Another study that recorded foot strikes of runners at 8.1km mark found 93.67% of the runners were heel strikers.

Foot Strike Pattern of Elite Runners

A study of foot strike patterns of elite runners during a half marathon (at 15-km point) concluded:

  • The percentage of rearfoot strikers, midfoot strikers, and forefoot strikers was 74.9%, 23.7%, and 1.4% respectively.
  • The percentage of midfoot strikers was higher in the faster runners group.
  • In the top 50 runners group, the percentage was – 62% rearfoot strikers, 36% midfoot-strikers, and 2% forefoot strikers.

Another study of elite marathon runners at the 2017 IAAF World Championships categorized runners in two groups – rearfoot strikers and non-rearfoot strikers. The latter group included both midfoot strikers and forefoot strikers. The study concluded:

  • The most common foot strike pattern was the rearfoot strike.
  • As most athletes were rearfoot strikers (including the top 4 finishing men), it seems that there is no clear advantage of forefoot strike or midfoot strike in marathon running.
  • Some runners switched to rearfoot strike from either midfoot or forefoot strike as the distance increased.
  • The study further added that it is normal for elite marathoners to choose any type of foot strike; however, the forefoot strike was rare.

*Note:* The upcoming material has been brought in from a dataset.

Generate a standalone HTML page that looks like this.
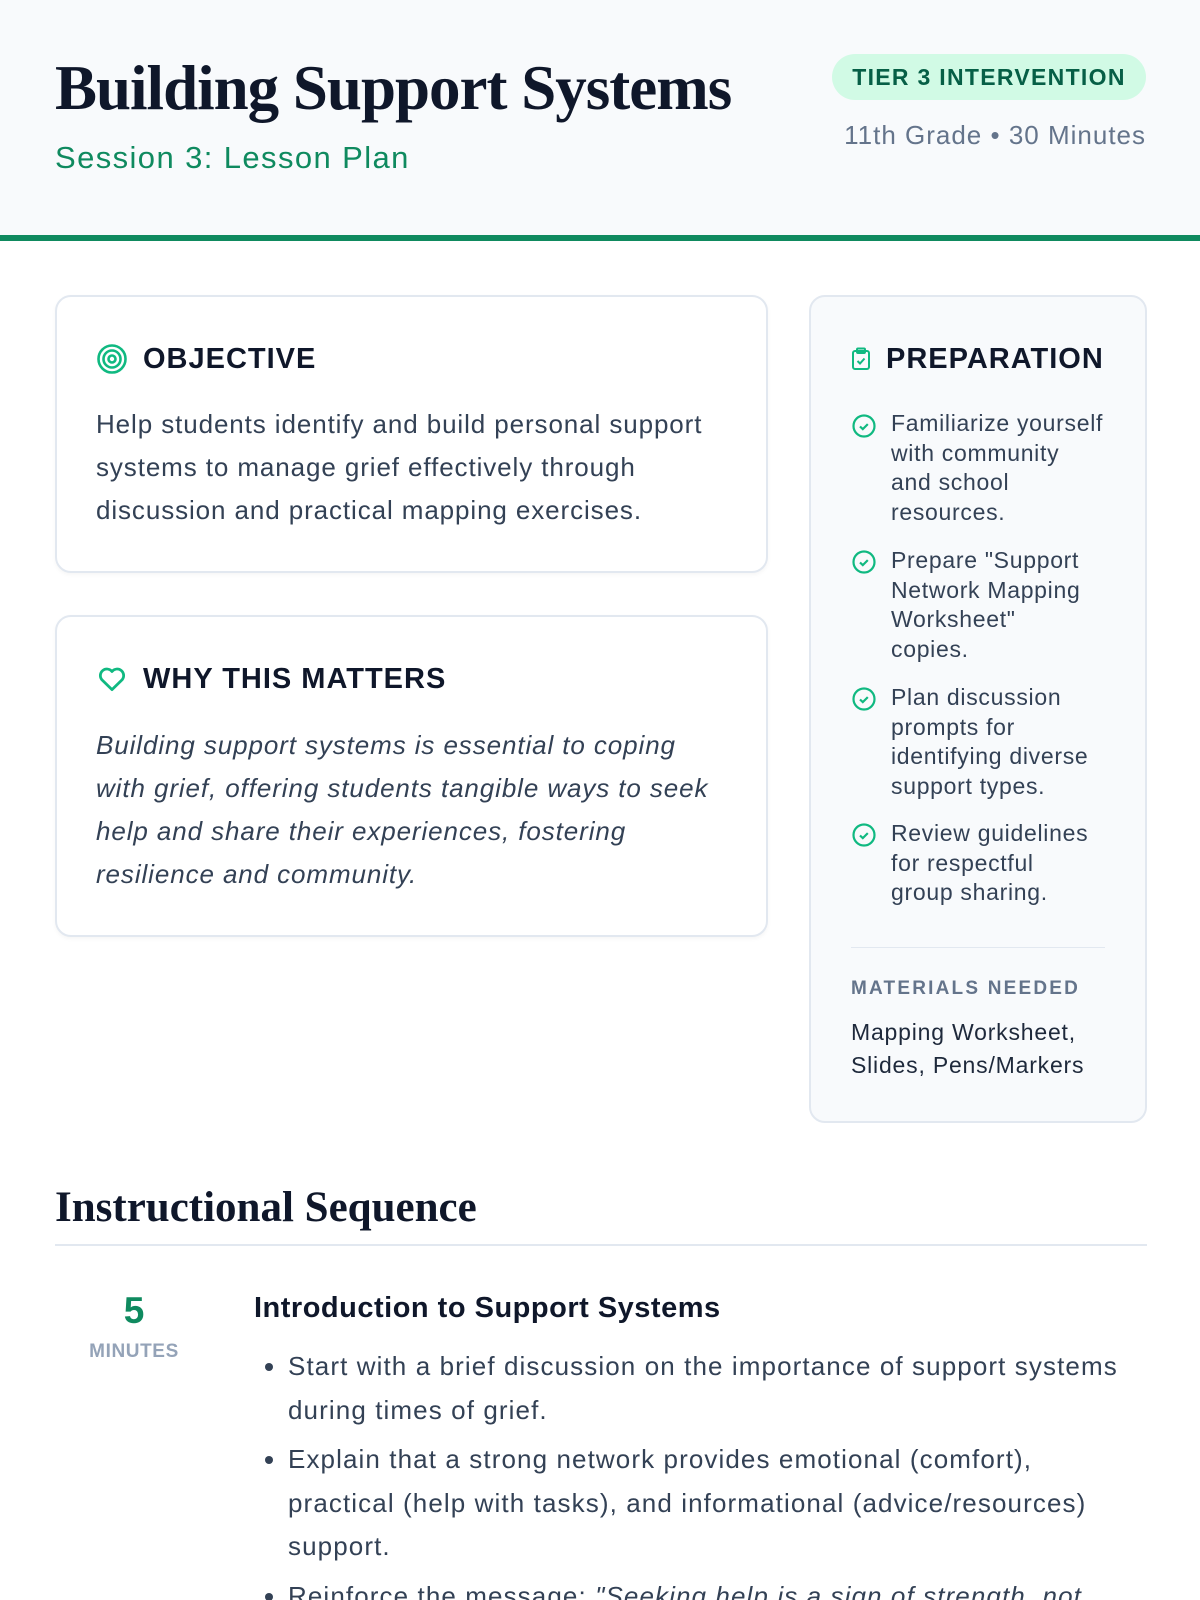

Should You Change Your Foot Strike?

A paper published in Journal of Sport and Health Science reviewed several studies. The authors wanted to find out if there were any benefits of changing from heel strike to forefoot or midfoot strike. They concluded:

  • There are no obvious benefits to such a change for the majority of runners.
  • Changing foot strike may result in a secondary injury because of the stress on some tissues that are not used to the new load.
  • Changing one’s footstrike to a midfoot or forefoot strike may be beneficial to some but it should not be recommended for the majority of runners, particularly recreational runners.
  • There is no solid scientific evidence to suggest that midfoot or forefoot strike improve performance or reduce the risk of running-related injuries.

Things to Consider Before Changing Your Foot Strike

So we know that runners choose foot strikes that they are most comfortable in. But there could be a reason you want to change your foot strike. Maybe you feel uncomfortable with your current one. Or maybe you just want to experiment.

Keep the following in mind when you want to change your foot strike:

  • Your running experience matters. If you are just starting out, you may experiment with different types of foot strikes; and choose the one that feels most comfortable to you. But if you have been running for years, your body has already chosen the appropriate foot strike. And it may not be a good idea for you to change it.

Things to Help You Avoid Injuries

  • Make sure that you don’t overstride. Your feet should land below your center of mass.
  • A slight forward lean will also help you avoid overstriding.
  • Focus on a higher cadence. Take shorter quicker steps. This will help you reduce excessive up-and-down movement and ground contact time. 180 steps per minute is a good target.
  • Whatever your foot-strike, you should aim to run as effortlessly as possible. Think smooth.
  • Focus on good running mechanics.

Key Points

  • Foot strike patterns can change with the race distance, surface, and runner’s experience.
  • Our body automatically chooses a foot strike that it feels most comfortable in.
  • There is no solid scientific evidence that suggests forefoot or midfoot strikes are better than a heel strike.
  • Changing heel strike works for some runners, but it cannot be recommended for every runner.
  • Changing the foot strike will put stress on some muscles that are not used to it. So if you intend to change your foot strike, do it gradually.